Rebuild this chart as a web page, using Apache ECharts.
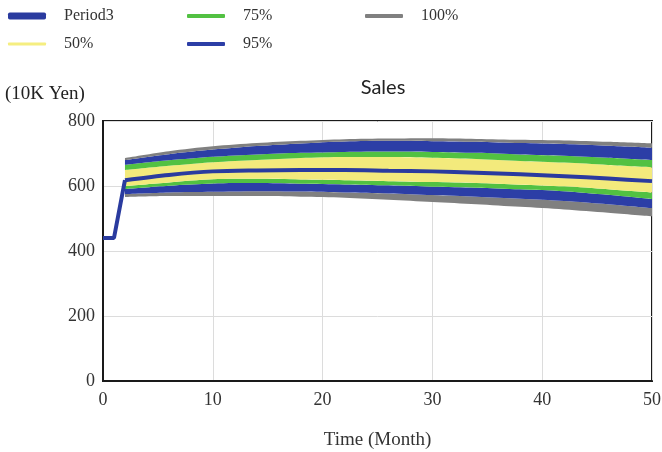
<!DOCTYPE html>
<html>
<head>
<meta charset="utf-8">
<script src="https://cdn.jsdelivr.net/npm/echarts@6/dist/echarts.min.js"></script>
<style>
  html, body { margin: 0; padding: 0; background: #fff; }
  #chart { width: 662px; height: 452px; }
</style>
</head>
<body>
<div id="chart"></div>
<script>
// Sales sensitivity run: base run (Period3) plus confidence bands
const bandTimes = [2, 6, 10, 14, 18, 22, 26, 30, 34, 38, 42, 46, 50];
const maxVals   = [686, 707, 722, 732, 739, 744, 746, 747, 745, 742, 740, 736, 731];
const p95Hi     = [680, 698, 712, 723, 731, 737, 739, 738, 736, 732, 729, 724, 718];
const p75Hi     = [665, 679, 690, 697, 702, 705, 706, 705, 702, 697, 693, 687, 680];
const p50Hi     = [649, 662, 673, 680, 686, 689, 689, 687, 683, 677, 672, 665, 658];
const p50Lo     = [600, 611, 621, 622, 620, 618, 615, 612, 609, 604, 599, 590, 580];
const p75Lo     = [591, 601, 608, 609, 607, 605, 602, 598, 595, 590, 584, 573, 560];
const p95Lo     = [575, 580, 582, 584, 583, 580, 577, 572, 567, 561, 554, 544, 532];
const minVals   = [566, 569, 569, 569, 567, 564, 558, 551, 544, 536, 528, 518, 507];

const baseTimes = [0, 1, 2, 6, 10, 14, 18, 22, 26, 30, 34, 38, 42, 46, 50];
const baseVals  = [440, 440, 618, 634, 645, 648, 649, 649, 647, 645, 641, 636, 630, 623, 615];

const xTicks = [0, 10, 20, 30, 40, 50];
const yTicks = [0, 200, 400, 600, 800];

const C_GREY = '#808080', C_BLUE = '#2c3ea6', C_GREEN = '#52c142',
      C_YELLOW = '#f3ea7c', C_LINE = '#2a3b9f';

function diff(a, b) { return a.map((v, i) => v - b[i]); }
// value first, time second, so the value column is the one that stacks
function stackPairs(ts, vs) { return ts.map((t, i) => [vs[i], t]); }
function pairs(ts, vs) { return ts.map((t, i) => [t, vs[i]]); }

// stacked layers from the bottom edge upward
const layers = [
  { name: '100%', color: 'transparent', vals: minVals, hidden: true },
  { name: '100%', color: C_GREY,   vals: diff(p95Lo, minVals) },
  { name: '95%',  color: C_BLUE,   vals: diff(p75Lo, p95Lo) },
  { name: '75%',  color: C_GREEN,  vals: diff(p50Lo, p75Lo) },
  { name: '50%',  color: C_YELLOW, vals: diff(p50Hi, p50Lo) },
  { name: '75%',  color: C_GREEN,  vals: diff(p75Hi, p50Hi) },
  { name: '95%',  color: C_BLUE,   vals: diff(p95Hi, p75Hi) },
  { name: '100%', color: C_GREY,   vals: diff(maxVals, p95Hi) }
];

const series = layers.map(l => ({
  name: l.name,
  type: 'line',
  stack: 'band',
  smooth: 0.3,
  showSymbol: false,
  symbol: 'none',
  silent: true,
  encode: { x: 1, y: 0 },
  data: stackPairs(bandTimes, l.vals),
  lineStyle: { width: 0, color: l.color },
  itemStyle: { color: l.color },
  areaStyle: l.hidden ? { color: 'transparent', opacity: 0 } : { color: l.color, opacity: 1 }
}));

// base run: straight ramp, then smooth curve
series.push({
  name: 'Period3', type: 'line', showSymbol: false, symbol: 'none', silent: true,
  data: pairs(baseTimes.slice(0, 3), baseVals.slice(0, 3)),
  lineStyle: { width: 4, color: C_LINE }, itemStyle: { color: C_LINE }, z: 5
});
series.push({
  name: 'Period3', type: 'line', showSymbol: false, symbol: 'none', silent: true,
  smooth: 0.3,
  data: pairs(baseTimes.slice(2), baseVals.slice(2)),
  lineStyle: { width: 4, color: C_LINE }, itemStyle: { color: C_LINE }, z: 5
});

const serif = 'Liberation Serif, Times New Roman, serif';

function legendItem(name, left, top, color, h) {
  return {
    left: left, top: top, orient: 'vertical',
    data: [{ name: name, icon: 'roundRect' }],
    itemWidth: 38, itemHeight: h,
    itemStyle: { color: color, borderWidth: 0 },
    selectedMode: false,
    textStyle: { fontFamily: serif, fontSize: 16, color: '#333', padding: [0, 0, 0, 13] }
  };
}

const chart = echarts.init(document.getElementById('chart'), null, { renderer: 'canvas' });
chart.setOption({
  animation: false,
  backgroundColor: '#fff',
  legend: [
    legendItem('Period3', 3, 3, C_LINE, 7),
    legendItem('50%', 3, 31, '#f5ee80', 3),
    legendItem('75%', 182, 3, C_GREEN, 4),
    legendItem('95%', 182, 31, C_BLUE, 4),
    legendItem('100%', 360, 3, C_GREY, 4)
  ],
  grid: {
    left: 103, right: 10, top: 121, bottom: 71,
    outerBoundsMode: 'none', containLabel: false,
    show: true, borderColor: '#1a1a1a', borderWidth: 2, backgroundColor: 'transparent'
  },
  graphic: [
    { type: 'text', left: 5, top: 85,
      style: { text: '(10K Yen)', font: '19px ' + serif, fill: '#222' } },
    { type: 'text', x: 383, y: 88,
      style: { text: 'Sales', font: '20px Lato, "Noto Sans", sans-serif', fill: '#222',
               textAlign: 'center', textVerticalAlign: 'middle' } }
  ],
  xAxis: {
    type: 'value', min: xTicks[0], max: xTicks[xTicks.length - 1], interval: 10,
    name: 'Time (Month)', nameLocation: 'middle', nameGap: 50,
    nameTextStyle: { fontFamily: serif, fontSize: 19, color: '#333' },
    axisLine: { show: true, onZero: false, lineStyle: { color: '#1a1a1a', width: 2 } },
    axisTick: { show: false },
    axisLabel: { fontFamily: serif, fontSize: 18, color: '#333', margin: 10 },
    splitLine: { show: true, lineStyle: { color: '#dcdcdc', width: 1 } }
  },
  yAxis: {
    type: 'value', min: yTicks[0], max: yTicks[yTicks.length - 1], interval: 200,
    axisLine: { show: true, lineStyle: { color: '#1a1a1a', width: 2 } },
    axisTick: { show: false },
    axisLabel: { fontFamily: serif, fontSize: 18, color: '#333', margin: 8 },
    splitLine: { show: true, lineStyle: { color: '#dcdcdc', width: 1 } }
  },
  series: series
});
</script>
</body>
</html>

☆ ☆ ☆ ☆

# Problem details
Reproduce exactly the run of lines that opens the listing and closes with the line holding "C_YELLOW = '#f3ea7c', C_LINE". Pictures are excluded.

# Response to the exercise
Rebuild this chart as a web page, using Apache ECharts.
<!DOCTYPE html>
<html>
<head>
<meta charset="utf-8">
<script src="https://cdn.jsdelivr.net/npm/echarts@6/dist/echarts.min.js"></script>
<style>
  html, body { margin: 0; padding: 0; background: #fff; }
  #chart { width: 662px; height: 452px; }
</style>
</head>
<body>
<div id="chart"></div>
<script>
// Sales sensitivity run: base run (Period3) plus confidence bands
const bandTimes = [2, 6, 10, 14, 18, 22, 26, 30, 34, 38, 42, 46, 50];
const maxVals   = [686, 707, 722, 732, 739, 744, 746, 747, 745, 742, 740, 736, 731];
const p95Hi     = [680, 698, 712, 723, 731, 737, 739, 738, 736, 732, 729, 724, 718];
const p75Hi     = [665, 679, 690, 697, 702, 705, 706, 705, 702, 697, 693, 687, 680];
const p50Hi     = [649, 662, 673, 680, 686, 689, 689, 687, 683, 677, 672, 665, 658];
const p50Lo     = [600, 611, 621, 622, 620, 618, 615, 612, 609, 604, 599, 590, 580];
const p75Lo     = [591, 601, 608, 609, 607, 605, 602, 598, 595, 590, 584, 573, 560];
const p95Lo     = [575, 580, 582, 584, 583, 580, 577, 572, 567, 561, 554, 544, 532];
const minVals   = [566, 569, 569, 569, 567, 564, 558, 551, 544, 536, 528, 518, 507];

const baseTimes = [0, 1, 2, 6, 10, 14, 18, 22, 26, 30, 34, 38, 42, 46, 50];
const baseVals  = [440, 440, 618, 634, 645, 648, 649, 649, 647, 645, 641, 636, 630, 623, 615];

const xTicks = [0, 10, 20, 30, 40, 50];
const yTicks = [0, 200, 400, 600, 800];

const C_GREY = '#808080', C_BLUE = '#2c3ea6', C_GREEN = '#52c142',
      C_YELLOW = '#f3ea7c', C_LINE = '#2a3b9f';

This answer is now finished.